His advice to the eight finalists?
“A lot of people confuse ‘new’ with ‘good’,” he says. “I don’t want to try out new things, I just want to look nice...I don’t need to see three sleeves on my jacket, I don’t need a new crazy thing.”
Drawing parallels with his own work, Schuman points out that while he didn’t invent street style photography, he brought a unique perspective. “You don’t have to reinvent the wheel, but bring your own life experiences and interests—figure out how to translate that.”
And that’s what he believes is missing from many style blogs today. “It just feels like these small town people who want to act like they’re New York editors as opposed to capturing the reality of what their experience is … you just have to have that vision.”
Harnessing a vision and being discerning with it is something Schuman has always been adept at—often to the chagrin of his subjects.
“I’m very selfish in the shots I want to take. If I’m not feeling it, I just don’t do it,” he says. “I shot [Vogue Japan editor-at-large] Anna Dello Russo a lot in the beginning but then there were times I didn’t shoot her. It makes it awkward but you also earn respect. Other guys take photos of everyone every day, there’s no edit and they don’t have the balls to say ‘no’. Maybe I’m just not in the mood, maybe the light is not right, maybe I don’t like what you’re wearing. But I don’t let them make me feel bad about not doing it … trust me I’ll shoot you when it’s right.”

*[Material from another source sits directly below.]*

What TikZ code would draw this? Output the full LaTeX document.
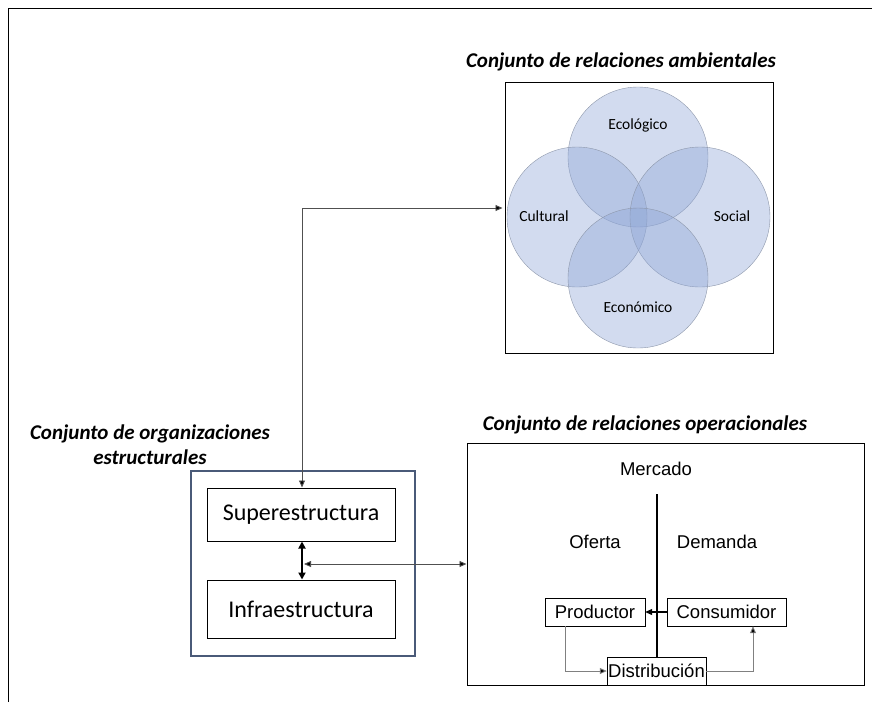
\documentclass[tikz,border=0pt]{standalone}
\usepackage{fontspec}
\setmainfont{Carlito}
\newfontfamily\arialfont{Liberation Sans}
\usetikzlibrary{arrows.meta}

\definecolor{circfill}{RGB}{143,166,214}
\definecolor{circline}{RGB}{140,150,170}
\definecolor{orgline}{RGB}{74,90,120}
\definecolor{flechagris}{RGB}{80,80,80}

\tikzset{
  punta/.tip={Triangle[length=7pt,width=6pt,fill=black]},
  caja/.style={draw, inner sep=0pt},
  titulo/.style={font=\fontsize{21}{25}\selectfont\bfseries\itshape},
  circulo/.style={circle, draw=circline, fill=circfill, fill opacity=0.4, minimum size=140pt, inner sep=0pt},
  etiq/.style={font=\fontsize{15.5}{18}\selectfont},
  mercado/.style={font=\fontsize{18.5}{22}\selectfont\arialfont},
  flecha/.style={flechagris, line width=0.9pt}
}

\begin{document}
\begin{tikzpicture}[x=1pt, y=-1pt]
      \useasboundingbox (0,0) rectangle (872,702);
      \draw [line width=1pt] (8,702) -- (8,8) -- (872,8);

      % relaciones ambientales
      \node [titulo] (tamb) at (621,62) {Conjunto de relaciones ambientales};
      \node [caja, line width=1pt, minimum width=268pt, minimum height=271pt] (amb) at (639,217.5) {};
      \foreach \nombre/\x/\y in {eco/638/157, cul/577/217, soc/700/217, econ/638/278} {
          \node [circulo] (\nombre) at (\x,\y) {};
        }
      \node [etiq] (teco) at (638,125) {Ecológico};
      \node [etiq] (tcul) at (544,216) {Cultural};
      \node [etiq] (tsoc) at (732,216) {Social};
      \node [etiq] (tecon) at (638,307) {Económico};

      % organizaciones estructurales
      \node [titulo, align=center] (torg) at (150,444.5) {Conjunto de organizaciones\\estructurales};
      \node [caja, draw=orgline, line width=1.5pt, minimum width=224pt, minimum height=185pt] (org) at (303,563.5) {};
      \node [caja, line width=1pt, minimum width=188pt, minimum height=53pt, font=\fontsize{24}{28}\selectfont] (sup) at (301,514.5) {Superestructura};
      \node [caja, line width=1pt, minimum width=188pt, minimum height=58pt, font=\fontsize{24}{28}\selectfont] (inf) at (301,609) {Infraestructura};

      % relaciones operacionales
      \node [titulo] (top) at (645,425) {Conjunto de relaciones operacionales};
      \node [caja, line width=1pt, minimum width=397pt, minimum height=242pt] (op) at (665.5,564) {};
      \node [mercado] (merc) at (656,469) {Mercado};
      \node [mercado] (ofer) at (595,542) {Oferta};
      \node [mercado] (dem) at (717,542) {Demanda};
      \node [caja, mercado, minimum width=100pt, minimum height=28pt] (prod) at (595,612) {Productor};
      \node [caja, mercado, minimum width=119pt, minimum height=28pt] (cons) at (726.5,612) {Consumidor};
      \node [caja, mercado, fill=white, minimum width=99pt, minimum height=28pt] (dist) at (656.5,671) {Distribución};
      \coordinate (mtop) at (657,494);
      \draw [line width=1.2pt] (mtop) -- (mtop |- dist.north);

      % conectores
      \draw [flecha, punta-punta] ([xshift=1pt]sup.north) |- ([yshift=9.5pt,xshift=-2pt]amb.west);
      \draw [line width=1.8pt, {Triangle[length=7pt,width=7pt]}-{Triangle[length=7pt,width=7pt]}] ([xshift=1pt]sup.south) -- ([xshift=1pt]inf.north);
      \draw [flecha, punta-punta] ([xshift=3pt]sup.south |- op.west) -- (op.west);
      \draw [line width=1.2pt, -punta] (cons.west) -- (prod.east);
      \draw [flecha, gray, -punta] ([xshift=-30pt]prod.south) |- (dist.west);
      \draw [flecha, gray, -punta] (dist.east) -| ([xshift=26.5pt]cons.south);
    \end{tikzpicture}
\end{document}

So primp and preen as much as you like—peacocking, Schuman calls it—but it won’t make him remove his lens cap: quite the opposite. “If I feel like they’re doing it on purpose, it makes me feel self conscious,” he says. Besides, it’s about that perfect shot. “They always stand in some place that’s not good light. I’d find the best light so any photographer who’s half smart can’t not take that shot.”
Another deterrent to unwanted attention is Schuman’s reputation as a prickly character, although it’s less his mood that’s the problem, more his eyesight.
“People don’t mess with me at shows because I look pissed off most times,” he says of his habit of squinting when not wearing glasses. “I think I have a bad reputation. Everyone thinks I’m pretty grumpy—which I might be. I’m okay with that. I don’t need people to be my friend I just need to take my photographs.”